◆ Objective: Without the images, write out the whole listing exactly.

▬▬▬▬▬▬▬▬▬▬

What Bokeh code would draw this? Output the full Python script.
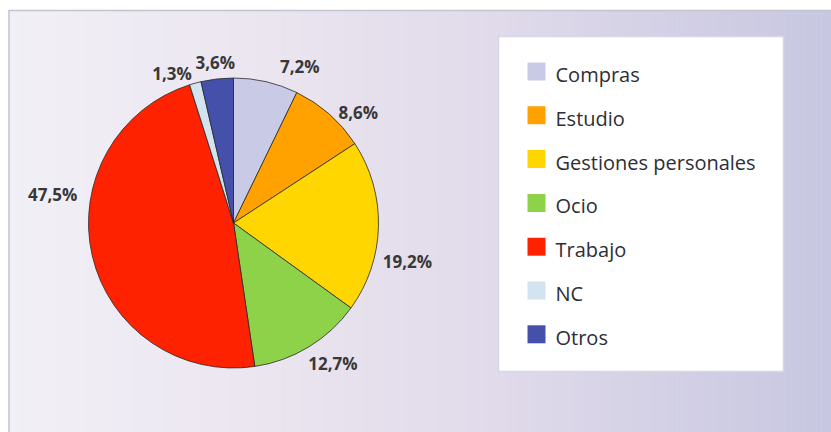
import numpy as np
from bokeh.plotting import figure
from bokeh.models import ColumnDataSource, Range1d
from bokeh.embed import file_html
from bokeh.resources import INLINE
from bokeh.core.properties import value

# ---- data ----
categories = ["Compras", "Estudio", "Gestiones personales", "Ocio", "Trabajo", "NC", "Otros"]
shares = [7.2, 8.6, 19.2, 12.7, 47.5, 1.3, 3.6]
labels = ["7,2%", "8,6%", "19,2%", "12,7%", "47,5%", "1,3%", "3,6%"]
colors = ["#c9cae6", "#ffa200", "#ffd600", "#8ed24a", "#ff2200", "#d3e3f0", "#4450aa"]

# ---- style / layout ----
W, H = 831, 432
label_shift_deg = [10, 7, 11, -4, 22, -7, 0]      # label nudges around the pie
label_dist = [170, 167, 178, 172, 183, 162, 162]   # label distance from center (px)

def px(x):  # page x -> data x
    return x

def py(y):  # page y -> data y
    return H - y

p = figure(width=W, height=H, x_range=Range1d(0, W), y_range=Range1d(0, H),
           output_backend="svg", toolbar_location=None, min_border=0,
           x_axis_type=None, y_axis_type=None)
p.grid.visible = False
p.outline_line_color = None
p.background_fill_color = "white"
p.border_fill_color = "white"

# ---- background gradient ----
stops_x = [0.0, 0.35, 0.6, 1.0]
stops_c = [(242, 240, 247), (234, 228, 239), (224, 218, 234), (199, 199, 225)]
n = 160
x0, x1 = 8, W
edges = np.linspace(x0, x1, n + 1)
mids = (edges[:-1] + edges[1:]) / 2 / W
cols = []
for m in mids:
    c = [int(round(np.interp(m, stops_x, [s[k] for s in stops_c]))) for k in range(3)]
    cols.append("#%02x%02x%02x" % tuple(c))
p.quad(left=edges[:-1], right=edges[1:] + 0.6, bottom=0, top=py(10),
       fill_color=cols, line_color=None)
# frame lines
p.segment(x0=[8.5, 8], y0=[0, py(10)], x1=[8.5, W], y1=[py(10), py(10)],
          line_color="#c4c4cc", line_width=1.5)

# ---- pie ----
cx, cy, r = px(233), py(222.5), 145
total = sum(shares)
frac = np.array(shares) / total
cum = np.concatenate([[0], np.cumsum(frac)])
start = np.pi / 2 - cum[:-1] * 2 * np.pi
end = np.pi / 2 - cum[1:] * 2 * np.pi
src = ColumnDataSource(dict(start=start, end=end, color=colors, cat=categories))
p.wedge(x=cx, y=cy, radius=r, radius_units="screen", start_angle="start", end_angle="end",
        direction="clock", fill_color="color", line_color="#2a2a2a", line_width=0.8, source=src)

# ---- labels ----
mid = (cum[:-1] + cum[1:]) / 2 * 2 * np.pi + np.radians(label_shift_deg)
lx = cx + np.array(label_dist) * np.sin(mid)
ly = cy + np.array(label_dist) * np.cos(mid)
p.text(x=lx, y=ly, text=labels, text_align="center", text_baseline="middle",
       text_font=value("Open Sans"), text_font_size="17px", text_font_style="bold",
       text_color="#383838")

# ---- legend ----
p.quad(left=px(498), right=px(783), top=py(36), bottom=py(371),
       fill_color="white", line_color="#d6d6e6", line_width=1.5)
idx = np.arange(len(categories))
item_y = py(71 + idx * 43.8)
p.rect(x=px(536), y=item_y, width=18, height=18, fill_color=colors, line_color=None)
p.text(x=px(555), y=item_y - 3, text=categories, text_align="left", text_baseline="alphabetic",
       text_font=value("Open Sans"), text_font_size="20px", text_color="#2e2e34")

open("out.html", "w").write(file_html(p, INLINE))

▬▬▬▬▬▬▬▬▬▬

◆ Correct response:
What Bokeh code would draw this? Output the full Python script.
import numpy as np
from bokeh.plotting import figure
from bokeh.models import ColumnDataSource, Range1d
from bokeh.embed import file_html
from bokeh.resources import INLINE
from bokeh.core.properties import value

# ---- data ----
categories = ["Compras", "Estudio", "Gestiones personales", "Ocio", "Trabajo", "NC", "Otros"]
shares = [7.2, 8.6, 19.2, 12.7, 47.5, 1.3, 3.6]
labels = ["7,2%", "8,6%", "19,2%", "12,7%", "47,5%", "1,3%", "3,6%"]
colors = ["#c9cae6", "#ffa200", "#ffd600", "#8ed24a", "#ff2200", "#d3e3f0", "#4450aa"]

# ---- style / layout ----
W, H = 831, 432
label_shift_deg = [10, 7, 11, -4, 22, -7, 0]      # label nudges around the pie
label_dist = [170, 167, 178, 172, 183, 162, 162]   # label distance from center (px)

def px(x):  # page x -> data x
    return x

def py(y):  # page y -> data y
    return H - y

p = figure(width=W, height=H, x_range=Range1d(0, W), y_range=Range1d(0, H),
           output_backend="svg", toolbar_location=None, min_border=0,
           x_axis_type=None, y_axis_type=None)
p.grid.visible = False
p.outline_line_color = None
p.background_fill_color = "white"
p.border_fill_color = "white"

# ---- background gradient ----
stops_x = [0.0, 0.35, 0.6, 1.0]
stops_c = [(242, 240, 247), (234, 228, 239), (224, 218, 234), (199, 199, 225)]
n = 160
x0, x1 = 8, W
edges = np.linspace(x0, x1, n + 1)
mids = (edges[:-1] + edges[1:]) / 2 / W
cols = []
for m in mids:
    c = [int(round(np.interp(m, stops_x, [s[k] for s in stops_c]))) for k in range(3)]
    cols.append("#%02x%02x%02x" % tuple(c))
p.quad(left=edges[:-1], right=edges[1:] + 0.6, bottom=0, top=py(10),
       fill_color=cols, line_color=None)
# frame lines
p.segment(x0=[8.5, 8], y0=[0, py(10)], x1=[8.5, W], y1=[py(10), py(10)],
          line_color="#c4c4cc", line_width=1.5)

# ---- pie ----
cx, cy, r = px(233), py(222.5), 145
total = sum(shares)
frac = np.array(shares) / total
cum = np.concatenate([[0], np.cumsum(frac)])
start = np.pi / 2 - cum[:-1] * 2 * np.pi
end = np.pi / 2 - cum[1:] * 2 * np.pi
src = ColumnDataSource(dict(start=start, end=end, color=colors, cat=categories))
p.wedge(x=cx, y=cy, radius=r, radius_units="screen", start_angle="start", end_angle="end",
        direction="clock", fill_color="color", line_color="#2a2a2a", line_width=0.8, source=src)

# ---- labels ----
mid = (cum[:-1] + cum[1:]) / 2 * 2 * np.pi + np.radians(label_shift_deg)
lx = cx + np.array(label_dist) * np.sin(mid)
ly = cy + np.array(label_dist) * np.cos(mid)
p.text(x=lx, y=ly, text=labels, text_align="center", text_baseline="middle",
       text_font=value("Open Sans"), text_font_size="17px", text_font_style="bold",
       text_color="#383838")

# ---- legend ----
p.quad(left=px(498), right=px(783), top=py(36), bottom=py(371),
       fill_color="white", line_color="#d6d6e6", line_width=1.5)
idx = np.arange(len(categories))
item_y = py(71 + idx * 43.8)
p.rect(x=px(536), y=item_y, width=18, height=18, fill_color=colors, line_color=None)
p.text(x=px(555), y=item_y - 3, text=categories, text_align="left", text_baseline="alphabetic",
       text_font=value("Open Sans"), text_font_size="20px", text_color="#2e2e34")

open("out.html", "w").write(file_html(p, INLINE))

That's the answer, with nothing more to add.